Mais Percy Kemp ne précipite pas les choses. Avant d’en arriver là, il a usé abondamment de dialectique et de rhétorique. Il a mis face à face, pendant neuf mois, Zandie et Agaïev, le premier étant prisonnier du second. Il a élaboré avec patience et précision les mécanismes de pensée qui fonctionnent dans le Monastère, où Charlie, relégué à l’étude des Ouïgours, ne parvient plus à jouer l’électron libre sur le terrain – l’Américain a fait trop de dégâts à Paris, sans résultat. Il a posé le Vieux de la Montagne en ennemi du Bien, régnant sur une Confrérie éparpillée dans le monde et parfois déchirée entre ses chefs locaux. Si le Vieux de la Montagne est un double de Ben Laden, il est aisé de décoder les noms des autres partenaires.
Percy Kemp a transformé le monde réel en un jeu mortel où la pensée joue le premier rôle et où les actions qui en découlent sont des coups inscrits dans une logique à long terme menant au terme de la partie: échec et mat. Sans qu’il soit possible pour autant de désigner un vainqueur, à moins qu’il s’appelle Pyrrhus.
Le temps du bon et du méchant est passé depuis longtemps. La vérité est relative, elle se forge dans notre regard. «On ne voit que ce que l’on veut bien voir», affirme l’Abbé (qui dirige le Monastère).
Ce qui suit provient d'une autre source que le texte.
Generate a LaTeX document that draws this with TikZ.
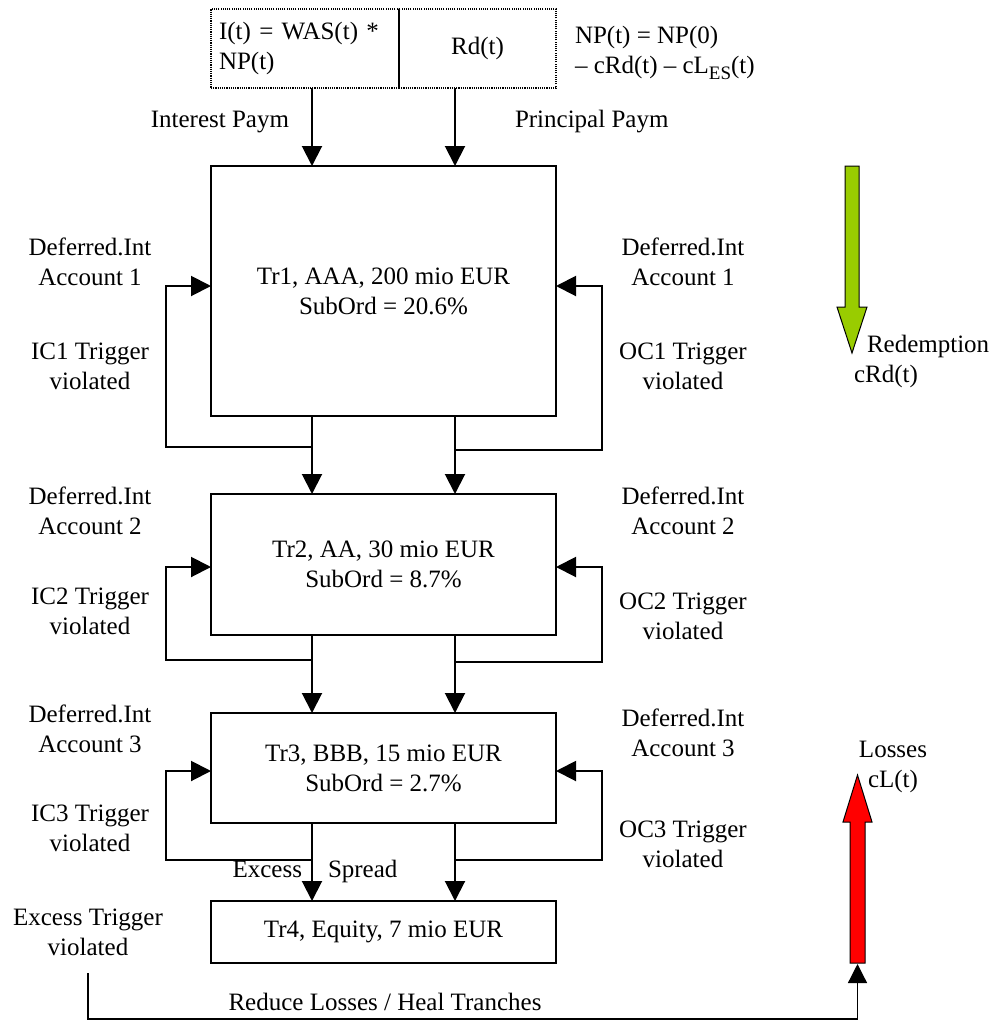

Ajoutant: «Tout va si vite de nos jours que nous ne percevons plus avec nos sens, mais avec notre mémoire.» Le meurtre d’un homme à Bagdad est évidemment un acte terroriste, celui d’un autre à Marseille est tout aussi évidemment un règlement de comptes. Mais l’évidence est mensongère, comme Le Mercredi des Cendres ne cesse de le démontrer, imbriquant un raisonnement dans un autre, renversant les données comme on le fait d’un sablier qui a marqué une période, et qui recommence – avec d’autres enjeux.
Les hommes et leurs aspirations sont au cœur du système, ou plutôt des systèmes contradictoires qui s’affrontent en se rejoignant de temps à autre de manière inattendue. Ce qui permet au romancier d’imaginer une intrigue au-delà des clichés les plus ancrés dans nos pauvres raisonnements figés. Percy Kemp fait peur. Il avait prévenu en dédiant son livre «à tous ces émules de Kim qui, aujourd’hui encore, se trompent de combat et d’ennemi.» Ce qu’il décrit est une dynamique plutôt qu’une situation. Alliances et trahisons se répondent en participant d’une seule et même ambition: remettre de l’ordre sur une planète qui bascule doucement vers la folie. Serait-ce pour répondre par une autre folie…
Oubliez tout ce que vous avez appris du fragile équilibre géopolitique qui fait vibrer l’actualité. Ouvrez ce livre, au risque de ne jamais vous en remettre. Vous y êtes: non pas dans une autre vérité, mais dans le doute nécessaire.